Como a morte da minha filha de seis meses afetou minha fé

Vítor Carvalho Ferolla
Coisas velhas e coisas novas
3 min readMar 26, 2024

Pensava que através da declaração das Escrituras e muita oração Deus curaria minha filha. Mas não foi isso que aconteceu.

Eu tive gêmeas prematuras e nos primeiros dias de internação na UTI, uma delas, a Laila, apresentou duas cardiopatias graves. Lutou muito, ganhou peso, enfrentou infecções. A única solução era cirurgia, mas nunca teve um momento ideal e estável para operá-la com segurança.

Aos poucos vi minha filha se tornando mais dependente dos medicamentos e aparelhos. E independente do que acontecia, sempre orei agradecendo a cura e declarando a alta médica dela no nome de Jesus.

A Laila lutava, eu e minha ex-esposa também, revezando nos cuidados com a irmã, Talita, que teve alta após um mês e 15 dias e já estava em casa. Algo que só foi possível com a ajuda de técnicas de enfermagem e babás para cuidarem também da Talita.

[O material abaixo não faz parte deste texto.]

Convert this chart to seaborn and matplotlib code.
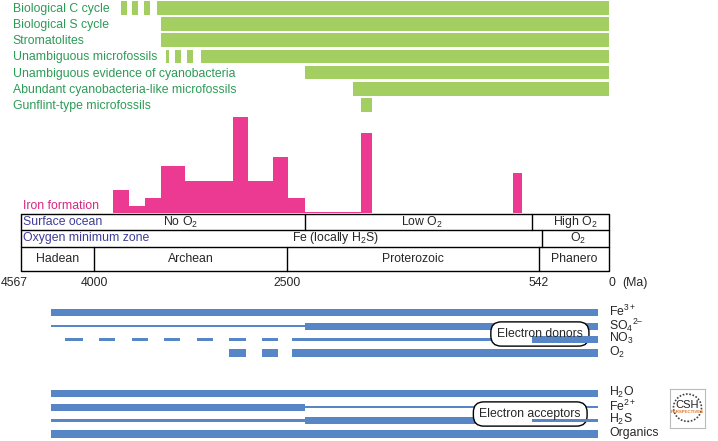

Embora eu já tivesse uma certa bagagem de leitura cristã sobre o sofrimento, com John Donne, C.S. Lewis, Dostoiévski e Phillip Yancey. Sou filho de pastores, criado em uma comunidade hipercarismática e aprendi muito sobre fé e cura com os livros do Kenneth E. Hagin.

Este autor, estava diagnosticado com uma cardiopatia e praticamente aguardava a morte em seu leito. E leu o versículo Marcos 11.24, nisto creu que estava curado, declarou a cura, e fui divinamente curado.

Bom, eu fiz o mesmo com minha filha e ela morreu. Será que faltou fé? Não creio que foi isso. Foi feita a vontade de Deus. Mas Deus quer que um bebê nasça com defeito no coração e morra aos seis meses? Não seria isso obra do Diabo? Não foi maldição hereditária por conta do pecado dos pais?

Não acredito assim, mas essa cultura de “fé = sempre vencer” ainda tenta colocar culpa no meu coração. Minha filha operou em um segunda-feira e não resistiu após isso. O quadro dela já estava muito instável. Menos de uma semana antes do falecimento da Laila, fui em uma reunião de oração, e um dos irmãos disse que eu estava com uma corrente no braço impedindo a cura, e perguntou sobre minha vida com Deus.

Nem sempre Deus vai curar, e Ele não se torna menos Deus por isso. Jesus venceu o maligno e declarou vitória sobre nossas vidas. Por outro lado, Jesus prometeu perseguição e aflições. Crer n’Ele não nos faz menos humanos que os outros, estamos sujeitos às mesmas dores, estas inclusive que o próprio Jesus viveu.

A dor é maior ao recusarmos a aceitar os acontecimentos. Isso se potencializa quando nos questionamos: “Como coisas ruins podem acontecer com pessoas boas?” Porém, quem pode dizer que é bom o suficiente? Por mais que tenhamos uma vida ética, o mal é uma condição do coração do ser humano. Todos cometem pecados. A maior surpresa no mundo está em receber o bem gratuito e enxergar a graça.

Por isso, talvez eu deva buscar entender o motivo da Talita ter sobrevivido e estar bem. Porque não existem argumentos humanos capazes de me fazerem compreender a partida da Laila. Nesse ponto a esperança da ressurreição, de encontrar novamente com Laila na eternidade é a maior convicção a se apegar.

A heresia da prosperidade nos faz buscar uma vida de vitórias, de conquistas terrenas, de um certo ideal de vida boa, chamada de “plena”. Porém, o Novo Testamento mostra os discípulos de Jesus vivendo angustias até a morte por testemunharem a ressurreição de Cristo. Foi o foco na eternidade que fez o cristianismo dos primeiros séculos causar o impacto que causou. Apenas uma crença bem fundamentada na Bíblia irá me fazer forte o suficiente para seguir cuidando da Talita e abençoando outras vidas.